Startups are hard, and I’ve seen (and built) a few that made mistakes so glaring from the outside but nearly invisible when you’re in the trenches. Let’s break down three early-stage founder blunders — because knowing what not to do might save your company.
- Throwing Money at Top-Notch Agencies for Branding or Intros
Yes, a sleek logo and a polished website feel great. But burning cash on a fancy agency before you even know if your product works? That’s like buying designer clothes for a marathon you haven’t trained for. And intros? If your product isn’t solving a real problem, intros will just accelerate rejection.

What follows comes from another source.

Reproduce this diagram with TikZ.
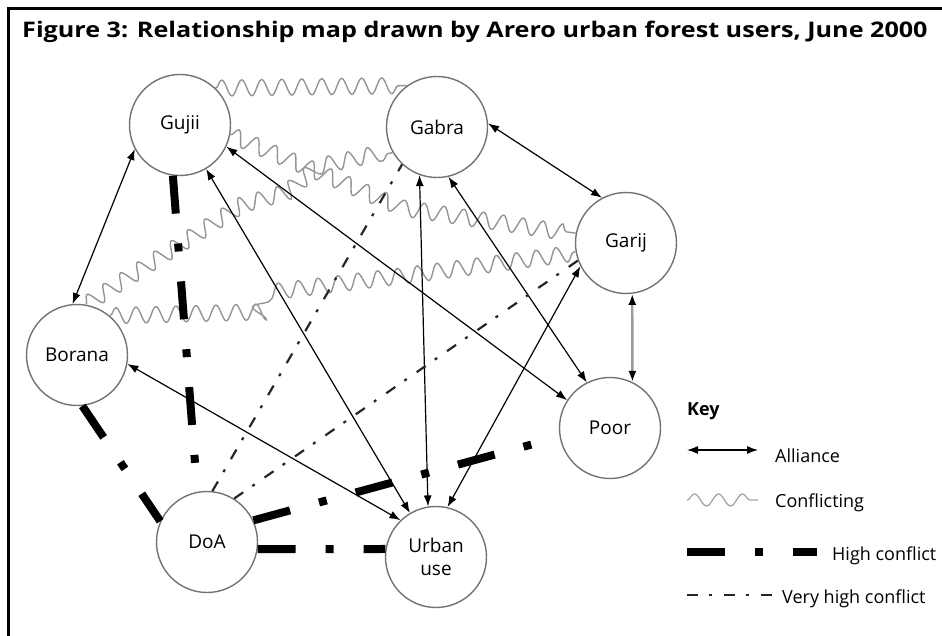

Imagine you’re building a rocket, but instead of working on the engine, you spend all your budget painting the exterior and handing out invitations to the launch party. I know, some companies do that! But. That’s what it’s like hiring a high-end agency for branding or shelling out for intros before your product is ready. Branding doesn’t matter if your product flops, and intros won’t magically fix a lack of product-market fit. Want credibility? Solve a real problem and let customers become your loudest advocates.
- Outsourcing Core Functions Like Sales
Hiring a sales team and thinking they’ll magically bring in customers while you tinker with the product is wishful thinking. If you, as the founder, can’t sell your product, no one can. And when sales eventually flop, guess who they’ll say the problem is? The product. Sales isn’t just a function — it’s direct market feedback. Skip this, and you’re flying blind.
Outsourcing sales too early is like hiring someone to pitch your screenplay without ever writing the third act. If you, the founder, don’t know how to sell the product, no sales team will. Early-stage sales are messy and brutal, but they teach you exactly what customers want (or don’t). Treat it like a live-action user research lab, not something you can hand off and forget.
- Overestimating Conferences and Trade Shows
Yes, conferences are useful. You might collect some business cards, accidentally bump into a VC at a midnight party, grab a drink with a journalist, or even stumble into a meaningful partnership. But if you roll in expecting to leave with signed contracts and term sheets, you’re in for a rough wake-up call. These events are long games: relationship-building arenas, not closing ceremonies. Go, learn, network, but don’t mistake attendance for progress.
Startups are a grind. The founders who succeed are the ones willing to do the dirty work — talking to users, tweaking the product, and learning the hard lessons themselves. There are no shortcuts.